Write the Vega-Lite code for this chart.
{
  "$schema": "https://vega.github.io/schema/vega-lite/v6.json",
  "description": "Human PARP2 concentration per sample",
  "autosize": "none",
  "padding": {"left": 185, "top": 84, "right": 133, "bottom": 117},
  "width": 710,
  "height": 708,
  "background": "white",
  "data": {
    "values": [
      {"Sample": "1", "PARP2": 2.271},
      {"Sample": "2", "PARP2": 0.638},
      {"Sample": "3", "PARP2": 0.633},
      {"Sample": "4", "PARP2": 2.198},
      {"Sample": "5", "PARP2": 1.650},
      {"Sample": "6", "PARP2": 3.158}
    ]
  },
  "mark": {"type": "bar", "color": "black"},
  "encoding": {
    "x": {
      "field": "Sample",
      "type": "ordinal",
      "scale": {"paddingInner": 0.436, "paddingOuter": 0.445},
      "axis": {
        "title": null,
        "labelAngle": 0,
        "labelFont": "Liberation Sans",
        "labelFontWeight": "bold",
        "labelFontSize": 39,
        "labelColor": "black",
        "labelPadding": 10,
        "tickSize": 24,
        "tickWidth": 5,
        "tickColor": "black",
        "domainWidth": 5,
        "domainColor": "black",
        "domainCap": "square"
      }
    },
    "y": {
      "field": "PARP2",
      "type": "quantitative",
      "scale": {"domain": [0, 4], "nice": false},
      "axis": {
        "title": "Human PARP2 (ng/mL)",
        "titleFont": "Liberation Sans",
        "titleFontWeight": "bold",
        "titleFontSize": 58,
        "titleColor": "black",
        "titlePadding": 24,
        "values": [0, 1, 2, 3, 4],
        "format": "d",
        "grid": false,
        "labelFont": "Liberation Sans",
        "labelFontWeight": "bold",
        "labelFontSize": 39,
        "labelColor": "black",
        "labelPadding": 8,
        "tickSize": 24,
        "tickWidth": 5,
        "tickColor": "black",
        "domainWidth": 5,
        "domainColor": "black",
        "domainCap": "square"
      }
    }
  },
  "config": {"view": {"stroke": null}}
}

○ ○ ○ ○

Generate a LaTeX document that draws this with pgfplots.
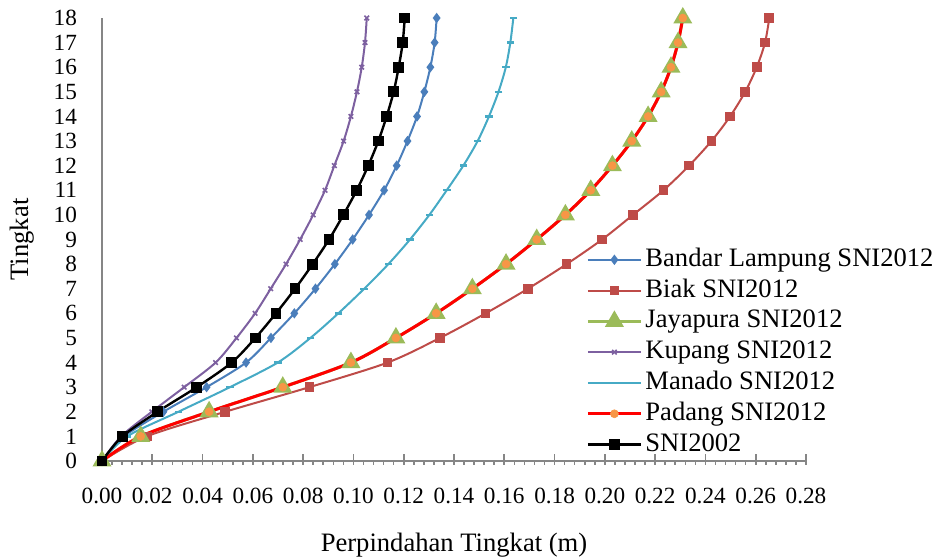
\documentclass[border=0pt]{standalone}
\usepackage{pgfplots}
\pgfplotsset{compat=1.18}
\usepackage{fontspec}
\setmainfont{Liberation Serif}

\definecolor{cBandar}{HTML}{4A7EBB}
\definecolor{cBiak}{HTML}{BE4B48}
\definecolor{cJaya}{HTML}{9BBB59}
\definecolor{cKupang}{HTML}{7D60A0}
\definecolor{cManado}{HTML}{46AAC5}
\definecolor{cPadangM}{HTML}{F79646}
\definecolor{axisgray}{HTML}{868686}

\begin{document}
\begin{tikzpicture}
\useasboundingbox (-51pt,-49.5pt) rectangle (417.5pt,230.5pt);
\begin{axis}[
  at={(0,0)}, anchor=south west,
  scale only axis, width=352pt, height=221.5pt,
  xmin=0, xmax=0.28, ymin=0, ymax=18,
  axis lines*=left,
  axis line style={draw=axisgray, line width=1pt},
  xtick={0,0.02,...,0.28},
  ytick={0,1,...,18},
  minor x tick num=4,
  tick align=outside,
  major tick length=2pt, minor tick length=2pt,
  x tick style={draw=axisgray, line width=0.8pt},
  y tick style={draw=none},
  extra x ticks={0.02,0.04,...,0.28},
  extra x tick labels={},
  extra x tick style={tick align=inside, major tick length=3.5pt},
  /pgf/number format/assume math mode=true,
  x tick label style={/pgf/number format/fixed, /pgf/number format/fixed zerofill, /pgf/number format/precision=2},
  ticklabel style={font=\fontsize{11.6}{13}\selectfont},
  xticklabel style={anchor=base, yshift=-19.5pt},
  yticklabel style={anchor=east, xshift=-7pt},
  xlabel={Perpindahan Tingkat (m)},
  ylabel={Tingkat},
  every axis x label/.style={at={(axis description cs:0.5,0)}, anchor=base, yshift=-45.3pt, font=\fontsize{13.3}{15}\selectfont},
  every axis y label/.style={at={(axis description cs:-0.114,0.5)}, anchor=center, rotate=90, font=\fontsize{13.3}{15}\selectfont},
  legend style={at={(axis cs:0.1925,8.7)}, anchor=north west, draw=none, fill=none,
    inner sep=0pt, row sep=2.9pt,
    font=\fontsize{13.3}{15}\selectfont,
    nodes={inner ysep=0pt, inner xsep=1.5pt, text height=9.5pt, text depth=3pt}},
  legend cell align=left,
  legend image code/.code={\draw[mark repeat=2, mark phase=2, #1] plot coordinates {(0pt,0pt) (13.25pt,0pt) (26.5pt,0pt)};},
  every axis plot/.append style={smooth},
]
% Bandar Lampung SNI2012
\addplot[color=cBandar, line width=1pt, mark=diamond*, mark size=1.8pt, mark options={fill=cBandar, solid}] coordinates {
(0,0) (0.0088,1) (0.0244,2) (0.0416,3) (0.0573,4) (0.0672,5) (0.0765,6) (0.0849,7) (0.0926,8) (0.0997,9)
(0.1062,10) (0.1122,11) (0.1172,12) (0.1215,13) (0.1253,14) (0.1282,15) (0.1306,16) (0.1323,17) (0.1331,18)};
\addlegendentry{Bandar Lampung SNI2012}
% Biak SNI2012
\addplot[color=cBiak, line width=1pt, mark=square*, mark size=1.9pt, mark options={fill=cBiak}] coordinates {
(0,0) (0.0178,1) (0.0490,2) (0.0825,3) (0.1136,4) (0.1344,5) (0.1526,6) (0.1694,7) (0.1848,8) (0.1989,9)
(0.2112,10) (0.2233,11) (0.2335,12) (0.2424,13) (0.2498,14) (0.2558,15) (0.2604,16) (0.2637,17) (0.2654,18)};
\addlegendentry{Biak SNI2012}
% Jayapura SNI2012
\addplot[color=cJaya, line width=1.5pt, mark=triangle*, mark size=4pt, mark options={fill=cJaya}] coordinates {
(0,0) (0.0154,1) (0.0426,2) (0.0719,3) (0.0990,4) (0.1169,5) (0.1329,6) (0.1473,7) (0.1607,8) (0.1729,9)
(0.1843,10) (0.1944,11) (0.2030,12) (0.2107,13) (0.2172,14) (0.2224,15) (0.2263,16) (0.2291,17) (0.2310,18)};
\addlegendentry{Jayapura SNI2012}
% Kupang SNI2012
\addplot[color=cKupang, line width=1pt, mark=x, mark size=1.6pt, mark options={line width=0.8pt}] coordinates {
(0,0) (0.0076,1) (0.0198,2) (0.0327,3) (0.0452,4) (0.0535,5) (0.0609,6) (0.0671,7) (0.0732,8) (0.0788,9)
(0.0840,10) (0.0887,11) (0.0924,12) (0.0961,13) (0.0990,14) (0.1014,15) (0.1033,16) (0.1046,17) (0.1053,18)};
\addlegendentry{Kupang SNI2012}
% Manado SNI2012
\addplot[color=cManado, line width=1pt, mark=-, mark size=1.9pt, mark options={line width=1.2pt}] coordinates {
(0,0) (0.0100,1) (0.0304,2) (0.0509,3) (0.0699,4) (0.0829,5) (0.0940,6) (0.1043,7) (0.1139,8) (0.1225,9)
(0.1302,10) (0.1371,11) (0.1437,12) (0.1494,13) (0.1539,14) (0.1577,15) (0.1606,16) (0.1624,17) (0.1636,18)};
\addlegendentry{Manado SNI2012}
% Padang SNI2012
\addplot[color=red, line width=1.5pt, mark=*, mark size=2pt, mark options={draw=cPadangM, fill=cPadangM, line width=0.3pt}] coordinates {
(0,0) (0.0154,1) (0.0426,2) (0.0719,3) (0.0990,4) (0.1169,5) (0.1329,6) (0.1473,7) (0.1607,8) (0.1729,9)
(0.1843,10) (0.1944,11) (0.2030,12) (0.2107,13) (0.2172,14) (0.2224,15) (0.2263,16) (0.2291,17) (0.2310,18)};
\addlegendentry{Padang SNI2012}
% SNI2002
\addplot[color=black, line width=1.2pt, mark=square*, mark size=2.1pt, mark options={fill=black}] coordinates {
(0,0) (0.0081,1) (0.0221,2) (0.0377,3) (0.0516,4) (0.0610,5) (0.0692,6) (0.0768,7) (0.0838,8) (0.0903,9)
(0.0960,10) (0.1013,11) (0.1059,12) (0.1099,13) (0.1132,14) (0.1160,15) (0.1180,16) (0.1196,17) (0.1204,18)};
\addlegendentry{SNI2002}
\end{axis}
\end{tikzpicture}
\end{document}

○ ○ ○ ○

For the string "code", count the lines of the entries above that include it; answer with the number only.

2